The Archbishop expressed hope that the 5-year programme will highlight that “there is no disconnect between our Christian belief and our traditional attitude or religiosity”. Rather, we may appreciate that God has made us into “a kingdom of priests for our God,” and we may grow into maturity – the full stature of Christ – “taking along with us, creation that is groaning, our fellow men and women who are suffering poverty, misery and want,” including those who are suffering from lack of “an attitude of worship and gratitude to God from creation.
Caritas in collaboration for the Laudato sí programme
Caritas, the Church’s charity organization, is set to collaborate with the Ghanaian Bishops’ Conference to realize the objectives of the 5-year Laudato sí Action Programme.
Head of Caritas Ghana, Mr. Samuel Zan Akologo, explained to Vatican News that Caritas is in the process of realigning its ongoing work in the country to the seven goals of the initiative, by translating the Action Program into an operational framework.

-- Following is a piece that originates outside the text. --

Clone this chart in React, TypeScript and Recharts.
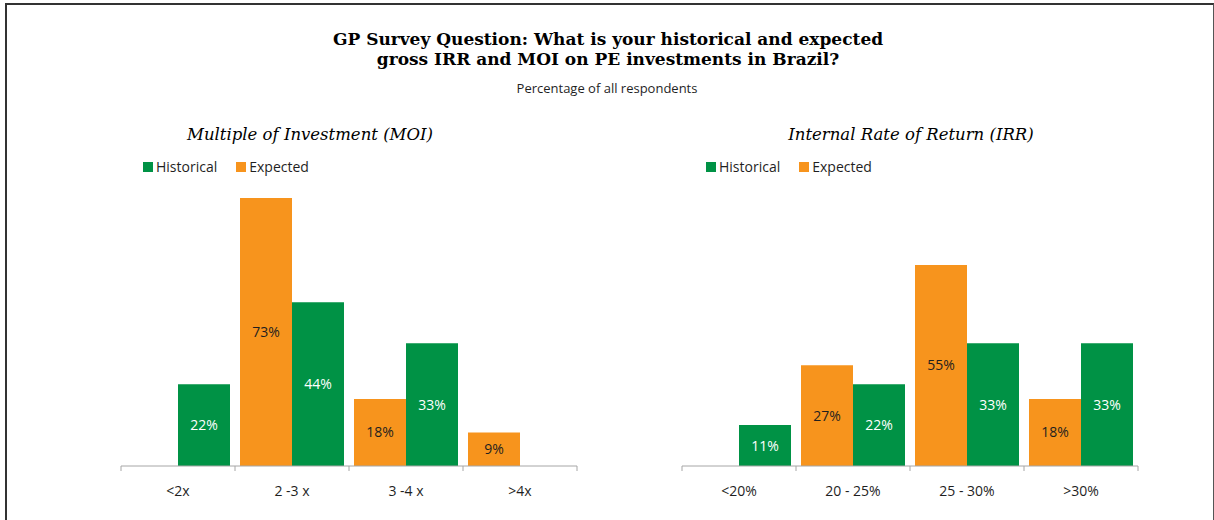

The organization will further explore new areas to address both the social and environmental challenges it will entail.
While expressing optimism for the task ahead, Mr. Akologo highlights the importance of overcoming internal structural difficulties, to get religious congregations, lay society groups and other constituent bodies of society to work together toward a common goal. He recalls Pope Benedict XVI’s post-synodal exhortation “Africae munus” in which he urged the Bishops of Africa to harness the full energies of the Church in order to influence the political order and bring about societal change that is needed in different areas.
He expresses the hope that the process that the Bishops conference have begun through their Laudato sí Action Program will be a “strategic pastoral plan” and “an impetus to revisit an integrated, coordinated approach to working together” in line with the seventh goal of the initiative: community engagement and participatory approaches.